Golpayegani was hospitalized in Qom on Saturday.

Several political and religious figures have been infected by the coronavirus in Iran. Some have died, including newly-elected female politician Fatemeh Rahbar.

Iran has recorded nearly 14,000 infections and 724 deaths from the coronavirus, according to the World Health Organization.

5:00 a.m. ET, March 16, 2020

Beijing is promoting traditional medicine as a 'Chinese solution' to coronavirus. Not everyone is on board

From CNN's Nectar Gan and Yong Xiong

Xiong Qingzhen, a drone engineer in the central Chinese metropolis of Wuhan, spent more than two weeks in a makeshift hospital in February receiving treatment for Covid-19, the respiratory disease causing a global health crisis.

Every morning and evening, the 38-year-old was handed a bag of brown soup -- a traditional Chinese remedy blended from over 20 herbs, including ephedra, cinnamon twigs and licorice root.

But unlike most patients around him, Xiong was skeptical of its efficacy and refused to drink it.

"In my opinion, it is a sheer placebo," Xiong said.
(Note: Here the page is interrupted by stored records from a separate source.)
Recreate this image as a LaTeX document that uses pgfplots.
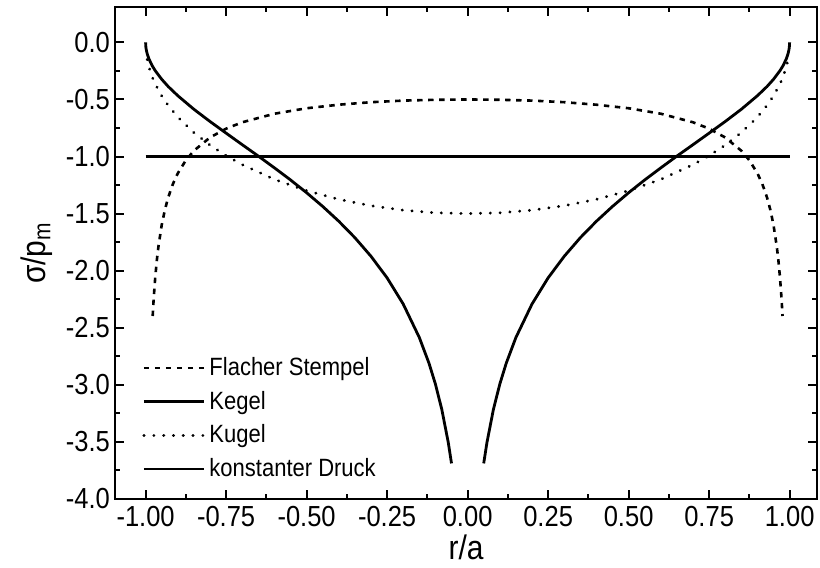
\documentclass[border=0pt]{standalone}
\usepackage{fontspec}
\setmainfont{Liberation Sans}[FakeStretch=0.88]
\usepackage{pgfplots}
\pgfplotsset{compat=1.18}
\begin{document}
\begin{tikzpicture}
\begin{axis}[
  scale only axis, width=351pt, height=246pt,
  xmin=-1.095, xmax=1.085, ymin=-4.0, ymax=0.31,
  xtick={-1,-0.75,-0.5,-0.25,0,0.25,0.5,0.75,1},
  ytick={-4,-3.5,-3,-2.5,-2,-1.5,-1,-0.5,0},
  minor x tick num=1, minor y tick num=1,
  major tick length=4.5pt, minor tick length=2.5pt,
  axis line style={line width=1.2pt},
  every tick/.style={black, line width=1pt},
  tick label style={font=\fontsize{14.5}{15}\selectfont},
  xticklabel style={/pgf/number format/.cd, fixed, fixed zerofill, precision=2, assume math mode=true},
  yticklabel style={xshift=1pt, /pgf/number format/.cd, fixed, fixed zerofill, precision=1, assume math mode=true},
  xlabel={r/a}, ylabel={σ/p\textsubscript{m}},
  label style={font=\fontsize{17}{18}\selectfont},
  xlabel style={yshift=2.5pt},
  unbounded coords=jump,
  legend cell align=left,
  legend style={draw=none, fill=none, at={(0.03,0.305)}, anchor=north west,
    font=\fontsize{12.5}{13}\selectfont, row sep=2.3pt},
  legend image code/.code={\draw[#1] (0pt,0pt) -- (30pt,0pt);},
]
\addplot[black, line width=1.3pt, dash pattern=on 2.7pt off 2.8pt] coordinates {
(-0.978,-2.397) (-0.975,-2.250) (-0.97,-2.057) (-0.965,-1.907) (-0.96,-1.786) (-0.95,-1.601) (-0.94,-1.466) (-0.93,-1.360) (-0.915,-1.239) (-0.9,-1.147) (-0.875,-1.033) (-0.85,-0.949) (-0.8,-0.833) (-0.75,-0.756) (-0.7,-0.700) (-0.6,-0.625) (-0.5,-0.577) (-0.4,-0.546) (-0.3,-0.524) (-0.2,-0.510) (-0.1,-0.503) (0,-0.500)
(0.1,-0.503) (0.2,-0.510) (0.3,-0.524) (0.4,-0.546) (0.5,-0.577) (0.6,-0.625) (0.7,-0.700) (0.75,-0.756) (0.8,-0.833) (0.85,-0.949) (0.875,-1.033) (0.9,-1.147) (0.915,-1.239) (0.93,-1.360) (0.94,-1.466) (0.95,-1.601) (0.96,-1.786) (0.965,-1.907) (0.97,-2.057) (0.975,-2.250) (0.978,-2.397)
};
\addlegendentry{Flacher Stempel}
\addplot[black, line width=1.4pt] coordinates {
(-1,0) (-0.999,-0.045) (-0.998,-0.063) (-0.995,-0.100) (-0.99,-0.142) (-0.98,-0.202) (-0.97,-0.248) (-0.95,-0.323) (-0.93,-0.386) (-0.9,-0.467) (-0.85,-0.586) (-0.8,-0.693) (-0.75,-0.795) (-0.7,-0.896) (-0.65,-0.996) (-0.6,-1.099) (-0.55,-1.205) (-0.5,-1.317) (-0.45,-1.437) (-0.4,-1.567) (-0.35,-1.711) (-0.3,-1.874) (-0.25,-2.063) (-0.2,-2.292) (-0.15,-2.585) (-0.12,-2.810) (-0.1,-2.993) (-0.08,-3.217) (-0.06,-3.506) (-0.05,-3.688)
(0,nan)
(0.05,-3.688) (0.06,-3.506) (0.08,-3.217) (0.1,-2.993) (0.12,-2.810) (0.15,-2.585) (0.2,-2.292) (0.25,-2.063) (0.3,-1.874) (0.35,-1.711) (0.4,-1.567) (0.45,-1.437) (0.5,-1.317) (0.55,-1.205) (0.6,-1.099) (0.65,-0.996) (0.7,-0.896) (0.75,-0.795) (0.8,-0.693) (0.85,-0.586) (0.9,-0.467) (0.93,-0.386) (0.95,-0.323) (0.97,-0.248) (0.98,-0.202) (0.99,-0.142) (0.995,-0.100) (0.998,-0.063) (0.999,-0.045) (1,0)
};
\addlegendentry{Kegel}
\addplot[black, line width=1.5pt, line cap=round, dash pattern=on 0.1pt off 4.8pt] coordinates {
(-0.995,-0.150) (-0.99,-0.212) (-0.98,-0.299) (-0.97,-0.365) (-0.95,-0.468) (-0.93,-0.551) (-0.9,-0.654) (-0.85,-0.790) (-0.8,-0.900) (-0.75,-0.992) (-0.7,-1.071) (-0.6,-1.200) (-0.5,-1.299) (-0.4,-1.375) (-0.3,-1.431) (-0.2,-1.470) (-0.1,-1.493) (0,-1.500)
(0.1,-1.493) (0.2,-1.470) (0.3,-1.431) (0.4,-1.375) (0.5,-1.299) (0.6,-1.200) (0.7,-1.071) (0.75,-0.992) (0.8,-0.900) (0.85,-0.790) (0.9,-0.654) (0.93,-0.551) (0.95,-0.468) (0.97,-0.365) (0.98,-0.299) (0.99,-0.212) (0.995,-0.150)
};
\addlegendentry{Kugel}
\addplot[black, line width=1.3pt] coordinates {(-1,-1) (1,-1)};
\addlegendentry{konstanter Druck}
\end{axis}
\pgfresetboundingbox
\path ([shift={(-57.5pt,-34.5pt)}]current axis.south west) rectangle ([shift={(1.5pt,3.5pt)}]current axis.north east);
\end{tikzpicture}
\end{document}
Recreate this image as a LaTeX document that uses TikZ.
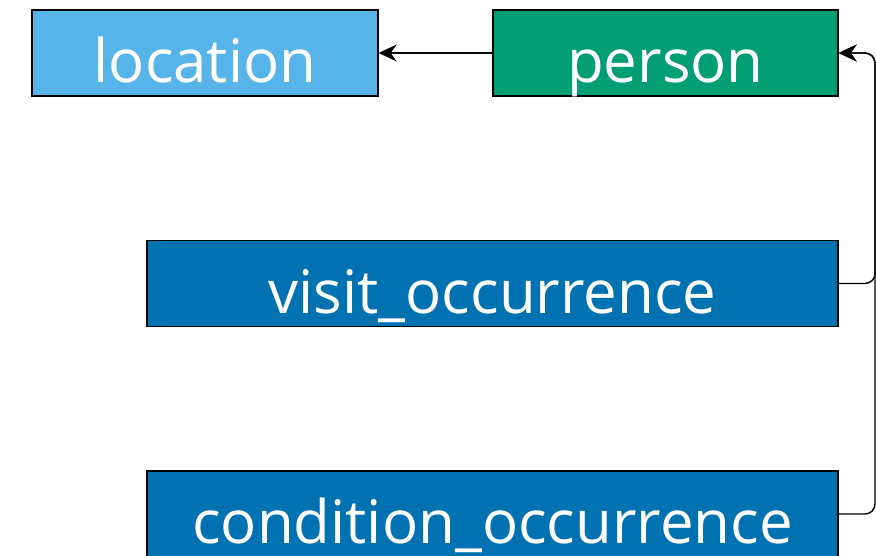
\documentclass[tikz,border=0pt]{standalone}
\usepackage{fontspec}
\setmainfont{Open Sans}
\usetikzlibrary{calc,arrows.meta}
\definecolor{locblue}{HTML}{56B4E9}
\definecolor{persgreen}{HTML}{009E73}
\definecolor{tabblue}{HTML}{0072B2}

\begin{document}
\begin{tikzpicture}[x=1pt,y=-1pt,
	]

	\tikzset{table/.style={
				draw=black,
				line width=1.4pt,
				inner sep=0pt,
				minimum height=86pt,
				text height=59pt,
				text depth=0pt,
				text=white,
				font=\fontsize{60}{60}\selectfont}
	}
	\tikzset{link/.style={
				-{Stealth[length=18pt,width=17pt,inset=6pt]},
				line width=1.4pt,
				rounded corners=10pt}
	}

	\useasboundingbox (0,0) rectangle (876,555);

	\node[table,fill=locblue,minimum width=346pt] (location) at (205,53) {location};
	\node[table,fill=persgreen,minimum width=345pt] (person) at (665.5,53) {person};

	\node[table,fill=tabblue,minimum width=691pt] (visit) at (492.5,283.5) {visit\_occurrence};
	\node[table,fill=tabblue,minimum width=691pt] (condition) at (492.5,514) {condition\_occurrence};

	% shared rail on the right side
	\coordinate (rail) at (875,0);

	\draw[link] (person) -- (location);
	\draw[link] (visit.east) -- (visit.east -| rail) |- (person.east);
	\draw[link] (condition.east) -- (condition.east -| rail) |- (person.east);

\end{tikzpicture}
\end{document}
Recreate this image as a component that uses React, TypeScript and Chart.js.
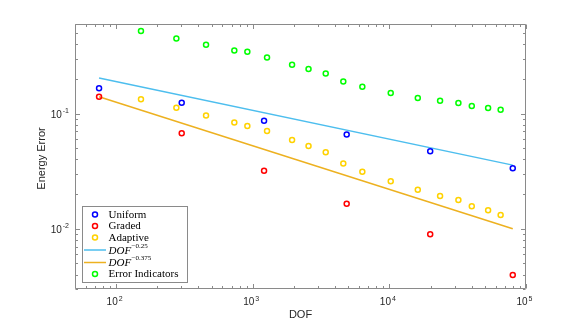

The "lung-clearing and detoxing soup," as the herbal compound he was given is called, was part of the Chinese government's push to use Traditional Chinese Medicine (TCM) in the fight against the novel coronavirus outbreak.

As scientists race to find a cure and vaccine, China is increasingly turning to its traditional remedies. As of late last month, more than 85% of all coronavirus patients in China -- about 60,000 people -- had received herbal remedies alongside mainstream antiviral drugs, according to the Ministry of Science and Technology.